If node-red is keeping track of the cycles then you certainly need somewhere to store that. Are you using persistent context for that? Probably a database would be more conventional.
The machines are standalone devices, and I just read their counter values or in some cases just look for a signal transition to determine if a cycle has occurred.
I would like to set this up as persistent, but haven’t had the time to figure that out yet.
I also keep track of hour meters for a different category of machines, but it’s done a little differently. Hour meters are stored in a central plc, and I just update them once daily. The value is then posted through api. This group is on a different schedule.
Well, some people have tried to put you off using globals. However, these may in fact be ideal. Since you can easily persist context variables.
As long as you bear these things in mind:
The sum of all of the variables need to fit comfortably into memory along side everything else.
As others have said, you must be careful what updates the variables. This should be pretty simple in your use-case though.
Be careful if persisting to file as the values are only written every 30sec unless you adjust the default write-through time.
Context variables are simple to use, easily persisted and are a very viable alternative to using a database in these limited cases.
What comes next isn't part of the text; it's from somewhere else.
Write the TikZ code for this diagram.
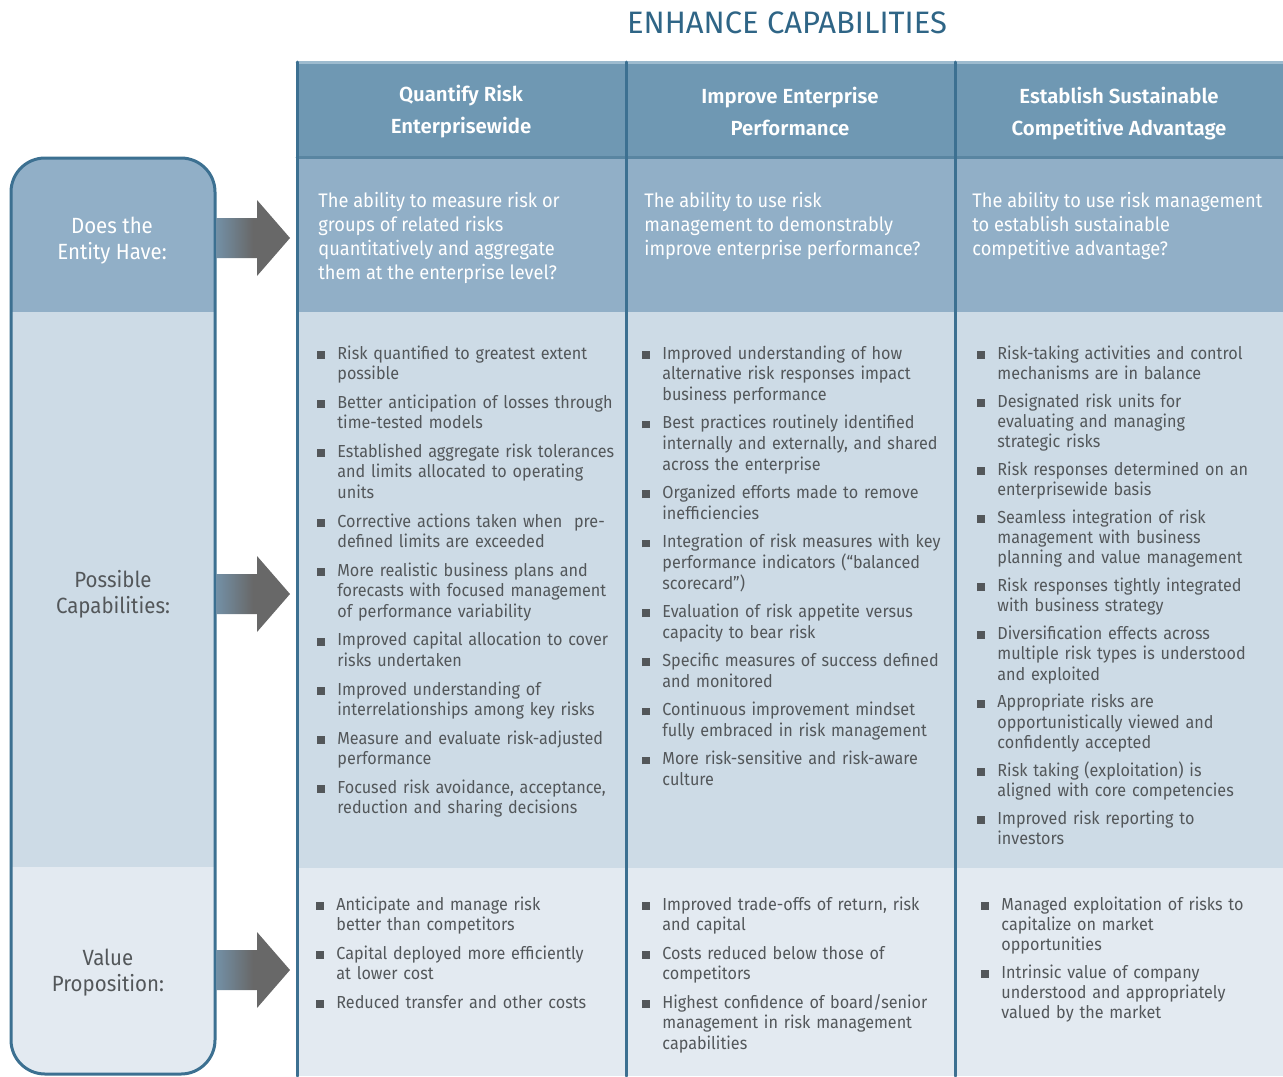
\documentclass[tikz,border=0pt]{standalone}
\usepackage{fontspec}
\setmainfont{Fira Sans}
\newfontfamily\condfont{Fira Sans}[FakeStretch=0.93]
\newfontfamily\headfont{Fira Sans SemiBold}
\definecolor{hdr}{HTML}{6F98B3}
\definecolor{hdrtop}{HTML}{9DBBCF}
\definecolor{rowa}{HTML}{91AFC7}
\definecolor{rowb}{HTML}{CDDBE6}
\definecolor{rowc}{HTML}{E3EAF1}
\definecolor{edge}{HTML}{3C7091}
\definecolor{ttl}{HTML}{2F6586}
\definecolor{txt}{HTML}{53575A}
\definecolor{arrl}{HTML}{7390A6}
\definecolor{arrr}{HTML}{686868}
\newcommand{\blgap}{3.85pt}
\newcommand{\bl}[1]{\noindent\llap{{\color{txt}\rule[0.2pt]{3.9pt}{3.9pt}}\hspace{6.4pt}}#1\par\vspace{\blgap}}
\tikzset{
  hd/.style={font=\headfont\fontsize{10.2}{16}\selectfont, text=white, align=center, anchor=base, inner sep=0pt},
  qs/.style={font=\condfont\fontsize{9.8}{12}\selectfont, text=white, align=left, anchor=base west, inner sep=0pt},
  lst/.style={font=\condfont\fontsize{8.7}{10.35}\selectfont, text=txt, text width=170pt, align=left, anchor=base west, inner sep=0pt},
  tight/.style={font=\condfont\fontsize{8.7}{10.15}\selectfont\renewcommand{\blgap}{3.7pt}},
  side/.style={font=\condfont\fontsize{11}{12.75}\selectfont, align=center, anchor=base, inner sep=0pt}
}
\begin{document}
\begin{tikzpicture}[x=0.5pt, y=-0.5pt, line join=round, line cap=round]
	\useasboundingbox (0,0) rectangle (1283,1076);
	%\draw[gray!30] (0,0) grid[step=100] (1283,1076);
	\node[font=\fontsize{15.5}{18}\selectfont, text=ttl, anchor=base, inner sep=0pt] (title) at (787,33) {ENHANCE CAPABILITIES};
	% table
	\fill[hdr] (297,61) rectangle (1283,157);
	\fill[rowa] (297,157) rectangle (1283,312);
	\fill[rowb] (297,312) rectangle (1283,868);
	\fill[rowc] (297,868) rectangle (1283,1076);
	\draw[line width=1.5pt, hdrtop] (297,62)--(1283,62);
	\draw[line width=1.5pt, edge!85] (297,157)--(1283,157);
	\foreach \x in {297,626,955}
	\draw[line width=1.5pt, edge] (\x,62)--(\x,1076);
	% left panel
	\begin{scope}
		\clip[rounded corners=17pt] (11,158) rectangle (215,1074);
		\fill[rowa] (0,150) rectangle (220,312);
		\fill[rowb] (0,312) rectangle (220,867);
		\fill[rowc] (0,867) rectangle (220,1076);
	\end{scope}
	\draw[line width=1.5pt, edge, rounded corners=17pt] (11,158) rectangle (215,1074);
	\foreach \yc in {238,594,970}
	\shade[left color=arrl, right color=arrr, middle color=arrr] (216,\yc-20)--(257,\yc-20)--(257,\yc-38)--(290,\yc)--(257,\yc+38)--(257,\yc+20)--(216,\yc+20)--cycle;
	\node[side, text=white] (have) at (112,259) {Does the\\Entity Have:};
	\node[side, text=txt] (poss) at (113,613) {Possible\\Capabilities:};
	\node[side, text=txt] (val) at (108,991) {Value\\Proposition:};
	% headers
	\node[hd] (qhd) at (461,133) {Quantify Risk\\Enterprisewide};
	\node[hd] (ihd) at (790,135) {Improve Enterprise\\Performance};
	\node[hd] (ehd) at (1119,135) {Establish Sustainable\\Competitive Advantage};
	\node[qs] (qq) at (318,279) {The ability to measure risk or\\groups of related risks\\quantitatively and aggregate\\them at the enterprise level?};
	\node[qs] (iq) at (644,255) {The ability to use risk\\management to demonstrably\\improve enterprise performance?};
	\node[qs] (eq) at (972,255) {The ability to use risk management\\to establish sustainable\\competitive advantage?};
	% capabilities
	\node[lst] (qcap) at (337,359) {\bl{Risk quantified to greatest extent\\possible}\bl{Better anticipation of losses through\\time-tested models}\bl{Established aggregate risk tolerances\\and limits allocated to operating\\units}\bl{Corrective actions taken when\ \ pre-\\defined limits are exceeded}\bl{More realistic business plans and\\forecasts with focused management\\of performance variability}\bl{Improved capital allocation to cover\\risks undertaken}\bl{Improved understanding of\\interrelationships among key risks}\bl{Measure and evaluate risk-adjusted\\performance}\bl{Focused risk avoidance, acceptance,\\reduction and sharing decisions}};
	\node[lst] (icap) at (662,359) {\bl{Improved understanding of how\\alternative risk responses impact\\business performance}\bl{Best practices routinely identified\\internally and externally, and shared\\across the enterprise}\bl{Organized efforts made to remove\\inefficiencies}\bl{Integration of risk measures with key\\performance indicators (“balanced\\scorecard”)}\bl{Evaluation of risk appetite versus\\capacity to bear risk}\bl{Specific measures of success defined\\and monitored}\bl{Continuous improvement mindset\\fully embraced in risk management}\bl{More risk-sensitive and risk-aware\\culture}};
	\node[lst, tight] (ecap) at (997,359) {\bl{Risk-taking activities and control\\mechanisms are in balance}\bl{Designated risk units for\\evaluating and managing\\strategic risks}\bl{Risk responses determined on an\\enterprisewide basis}\bl{Seamless integration of risk\\management with business\\planning and value management}\bl{Risk responses tightly integrated\\with business strategy}\bl{Diversification effects across\\multiple risk types is understood\\and exploited}\bl{Appropriate risks are\\opportunistically viewed and\\confidently accepted}\bl{Risk taking (exploitation) is\\aligned with core competencies}\bl{Improved risk reporting to\\investors}};
	% value
	\node[lst] (qval) at (336,910) {\bl{Anticipate and manage risk\\better than competitors}\bl{Capital deployed more efficiently\\at lower cost}\bl{Reduced transfer and other costs}};
	\node[lst] (ival) at (662,910) {\bl{Improved trade-offs of return, risk\\and capital}\bl{Costs reduced below those of\\competitors}\bl{Highest confidence of board/senior\\management in risk management\\capabilities}};
	\node[lst, tight] (eval) at (1001,910) {\bl{Managed exploitation of risks to\\capitalize on market\\opportunities}\bl{Intrinsic value of company\\understood and appropriately\\valued by the market}};
\end{tikzpicture}
\end{document}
To help with flow complexity, I would recommend sorting through your flow sections, wrap them in a group and top-and-tail them with a link-in/link-out where the out uses the "Return to calling link node" setting. With that, you can now have common compute flows that you pass data into from anywhere you need to and that returns the output. Like a sub-flow but without the overheads. Though subflows might also work for you. (you may want to add a msg._from to messages if you start to lose track of things, a msg._updated timestamp can also sometimes be helpful.)
In my view, for any reasonably simple data, using context variables is a perfectly good alternative to using a database if you don't need the capabilities that a database engine brings with it.
I have some very large JSON datasets in my live home automation server such as around 10 years worth of daily npm download stats for my main repositories. I really don't need to do much with them so no need for the complexity of a database just for those. Performance is great, simple to use should I need to, data is already at hand.
Julian makes a valid point that it is easy to persist context variables.
However, if it is important that your data persists over restarts, I find the context store method involving a scattering of json files and 30 second update interval very ragtailed.
Undoubtedly it does work but I would not call it robust.
Persistence is somewhat important as these counts is how we are generating preventative maintenance work orders. With that said, because of how frequently I am posting to the API if I lose power (which it’s connected to a ups also) if I lost 3600 counts for an interval that happens every 500k, it’s not the end of the world.
The most I would have is an hour of lost counts. When I start it up, I synchronize my flow variable with the value from the last api post before I continue counting.
Thanks for all the feedback and information, really appreciate it.
We ended up making a backup system entirely using context Basically we send a lot of telemetry to cloud db, but as soon as a request fails, it is added to a long queue in context. Every 5 min there is a flow to read and try to resend failed requests. If successful, it is deleted from context. If not, it remains, until eventually old junk is deleted after a set limit (24 hours).
I would suggest to only optimize anything when it is needed (either because of performance issues, or because the current system is hard to work with).
If your server can deal with the current architecture and there is enough network bandwidth, I would not complicate my life with manual data synchronization, global variables, single network call, etc., because the end results seems much harder to work with and easier to mess up / introduce bugs.
But since you mentioned each machine has a dedicated flow, I would rather try to simplify that (just like in programming: DRY principle) and implement the generic flow only once and call it with different parameters via link in/out+call nodes.